Wenn ich es auf unsere Region übersetze: der Bonner Hauptbahnhof ist bis auf den letzten Zentimeter so mit Immobilienobjekten zugemauert, dass ein Infrastrukturausbau – Pendler*innen zwischen Bonn und Köln wissen, wie nötig der ist – auf Jahrzehnte unmöglich ist. Gleichzeitig verdienen sich aber alle Immobilienbesitzer*innen in der Region eine goldene Nase, die sich einen Standort entlang der DB-Strecken und der Stadtbahnlinien 16, 18 und 66 unter den Nagel reissen konnten. Die öffentlichen Bahnstrecken sind ihre privaten Goldadern. Wer hat deren Bau bezahlt? Sie und ich mit unserem braven Steuernzahlen; Immobilieninvestoren dagegen sitzen in Luxemburg oder Zypern, und können auf diese lästige Pflicht verzichten; sie beschäftigen sich stattdessen dort mit dem Waschen unermesslicher Mengen von Kapital. Neben Immobilien oder Fußballvereinen wird damit auch die Kunst erstickt, andere Welten, ganz nah.
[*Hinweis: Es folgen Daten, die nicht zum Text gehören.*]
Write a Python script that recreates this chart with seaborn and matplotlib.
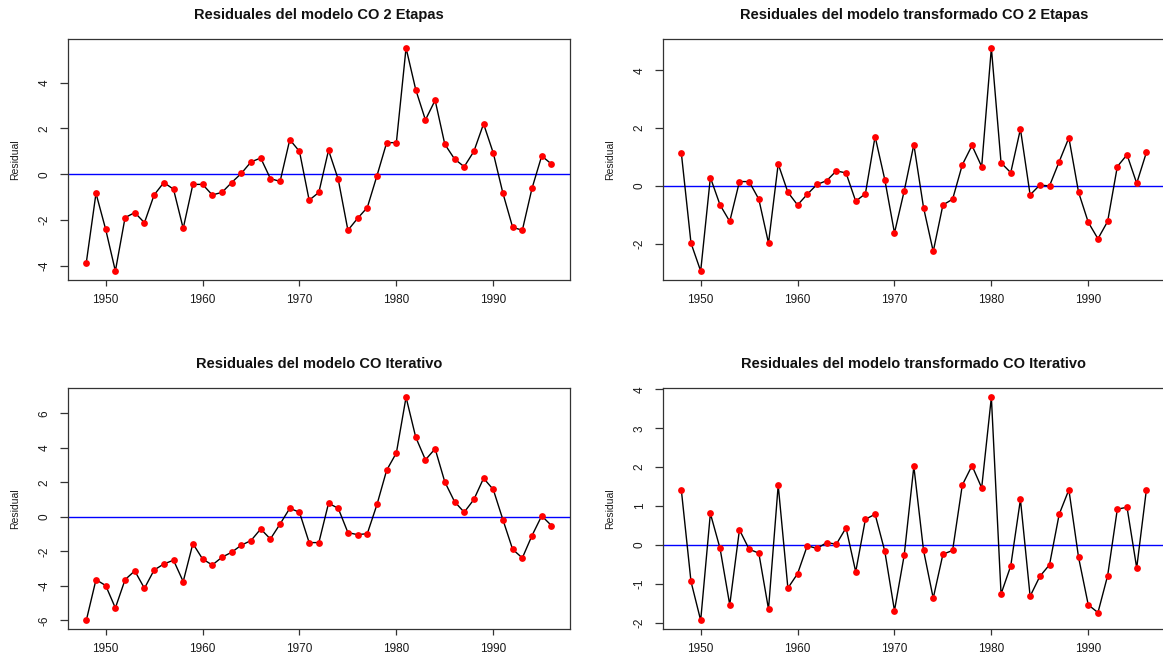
import numpy as np
import pandas as pd
import seaborn as sns
import matplotlib
matplotlib.use("Agg")
import matplotlib.pyplot as plt

years = list(range(1948, 1997))

res_co2 = [-3.85, -0.83, -2.40, -4.22, -1.89, -1.67, -2.11, -0.90, -0.36, -0.65,
           -2.36, -0.44, -0.44, -0.90, -0.79, -0.36, 0.04, 0.54, 0.71, -0.19,
           -0.31, 1.51, 1.00, -1.13, -0.79,
           1.05, -0.22, -2.44, -1.92, -1.45, -0.06, 1.38, 1.38, 5.51, 3.69,
           2.37, 3.23, 1.31, 0.67, 0.33, 1.00, 2.20, 0.93, -0.83, -2.31,
           -2.44, -0.61, 0.80, 0.45]

res_trans_co2 = [1.15, -1.98, -2.95, 0.29, -0.66, -1.23, 0.15, 0.15, -0.46, -1.98,
                 0.76, -0.22, -0.66, -0.29, 0.05, 0.18, 0.52, 0.45, -0.53, -0.27,
                 1.71, 0.22,
                 -1.63, -0.18, 1.43, -0.75, -2.27, -0.66, -0.46, 0.73, 1.40, 0.67,
                 4.78, 0.80, 0.46, 1.97, -0.31, 0.03, 0.00, 0.84, 1.67, -0.22,
                 -1.26, -1.83, -1.23, 0.67, 1.08, 0.09, 1.16]

res_iter = [-6.00, -3.64, -3.98, -5.28, -3.64, -3.13, -4.14, -3.08, -2.73, -2.51,
            -3.75, -1.55, -2.44, -2.79, -2.34, -2.05, -1.64, -1.37, -0.70, -1.28,
            -0.41, 0.50, 0.27, -1.49, -1.49,
            0.79, 0.50, -0.91, -1.03, -0.97, 0.72, 2.71, 3.71, 6.94, 4.62,
            3.31, 3.95, 2.03, 0.89, 0.27, 1.01, 2.24, 1.59, -0.17, -1.88,
            -2.38, -1.08, 0.06, -0.50]

res_trans_iter = [1.42, -0.94, -1.94, 0.81, -0.09, -1.54, 0.39, -0.11, -0.21, -1.65,
                  1.54, -1.11, -0.74, -0.02, -0.09, 0.06, 0.02, 0.44, -0.69, 0.66,
                  0.79, -0.16,
                  -1.69, -0.27, 2.02, -0.14, -1.37, -0.24, -0.14, 1.54, 2.04, 1.47,
                  3.80, -1.26, -0.54, 1.17, -1.32, -0.81, -0.51, 0.79, 1.42, -0.32,
                  -1.54, -1.74, -0.79, 0.92, 0.97, -0.59, 1.42]

titles = ["Residuales del modelo CO 2 Etapas",
          "Residuales del modelo transformado CO 2 Etapas",
          "Residuales del modelo CO Iterativo",
          "Residuales del modelo transformado CO Iterativo"]
yticks_list = [[-4, -2, 0, 2, 4],
               [-2, 0, 2, 4],
               [-6, -4, -2, 0, 2, 4, 6],
               [-2, -1, 0, 1, 2, 3, 4]]
xticks = [1950, 1960, 1970, 1980, 1990]
ylabel = "Residual"

sns.set_theme(style="ticks")
plt.rcParams['font.family'] = ['Liberation Sans', 'DejaVu Sans']

W, H = 1163, 658
fig = plt.figure(figsize=(W / 100, H / 100), dpi=100)

lefts = [67.7, 662.7]
tops = [39, 388.3]
aw, ah = 502.3, 241

series = [res_co2, res_trans_co2, res_iter, res_trans_iter]
frame_col = "#333333"

for i, vals in enumerate(series):
    r, c = divmod(i, 2)
    l = lefts[c]
    t = tops[r]
    ax = fig.add_axes([l / W, 1 - (t + ah) / H, aw / W, ah / H])
    df = pd.DataFrame({"year": years, "res": vals})
    ax.axhline(0, color="#0000ff", lw=1.0, zorder=1)
    sns.lineplot(data=df, x="year", y="res", color="black", lw=1.0, ax=ax, zorder=2)
    sns.scatterplot(data=df, x="year", y="res", color="#ff0000", s=24,
                    edgecolor="#ff0000", linewidth=0, ax=ax, zorder=3)
    xr = years[-1] - years[0]
    ax.set_xlim(years[0] - 0.04 * xr, years[-1] + 0.04 * xr)
    ymin, ymax = min(vals), max(vals)
    yr = ymax - ymin
    ax.set_ylim(ymin - 0.04 * yr, ymax + 0.04 * yr)
    ax.set_xticks(xticks)
    ax.set_yticks(yticks_list[i])
    ax.set_xticklabels([str(v) for v in xticks], fontsize=8.5)
    ax.set_yticklabels([str(v) for v in yticks_list[i]], fontsize=8.5,
                       rotation=90, va="center")
    ax.tick_params(axis="x", length=4.1, width=0.9, pad=6, colors=frame_col,
                   labelcolor="#1a1a1a")
    ax.tick_params(axis="y", length=5.8, width=0.9, pad=6.5, colors=frame_col,
                   labelcolor="#1a1a1a")
    for sp in ax.spines.values():
        sp.set_visible(True)
        sp.set_color(frame_col)
        sp.set_linewidth(0.9)
    ax.set_xlabel("")
    ax.set_ylabel("")
    ax.text(-52.7 / aw, 0.5, ylabel, rotation=90, va="center", ha="center",
            fontsize=7.5, color="#1a1a1a", transform=ax.transAxes)
    ax.text(0.5, 1 + 24 / ah, titles[i], ha="center", va="center",
            fontsize=10.5, fontweight="bold", color="#111111", transform=ax.transAxes)

fig.savefig("out.png", dpi=100, facecolor="white")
Die Menschen haben Augen, das alles zu sehen. Bei nicht wenigen erzeugt das nicht nur Ärger und Zorn, der sich in politisches Engagement übersetzen liesse, sondern ohnmächtigen Hass. Sie laufen und wählen blindwütigen Schreihälsen hinterher, die grosssprecherisch verkünden, alles anders machen und umstürzen zu wollen. In Wahrheit treiben diese Gestalten das Beschriebene nur bis zum Exzess. Sie stürzen nichts um, sie setzen das Gleiche fort bis zu einem apokalyptischen Ende. Eine solche Witzfigur – wenn es nur witzig wäre – beherrscht derzeit den politischen Diskurs in Italien. Es ist fast rührend sympathisch-naiv, wie die italienische Parlamentspräsidentin Laura Boldrini die “Verantwortungslosigkeit” des Matteo Salvini beklagt. Dabei treibt er nur voran und auf die Spitze, was Silvio Berlusconi vorgemacht hat: hinter einer ausgeklügelten massenwirksamen Bühnenperformance hemmungslos öffentliches Eigentum ausrauben; bis das wirkungsvoll verfolgt, ermittelt und abgeurteilt wird, haben die Täter*innen längst ein geiles Leben fertiggelebt, gerne auch das Diebesgut in (steuermindernden!) philantropischen Stiftungen versteckt, Kinder und Enkel*innen versorgt. Das ist die Lebensplanung und das Menschenbild der Rechtsradikalen aller Länder. Sie bewundern diese Typen für ihre “Gerissenheit” im (nicht gegen das) System. Warum wird Putin so gehasst und bewundert? Weil er seine Oligarchen zwingen kann, sich für oder gegen ihn zu entscheiden. Und die anerkennen müssen, dass er den Längsten hat. Das kann einen “mächtigsten Mann der Welt” – und viele Seinesgleichen – glatt neidisch machen. “Eine Mafia gibt es nicht!”, wie mann in Sizilien sagt. Wer sie das machen lässt, muss dafür bezahlen, ohne Ende. Wer sie an die politische Macht lässt, wird nur sehr wenige friedliche Mittel haben, sie von dort zurückzuholen.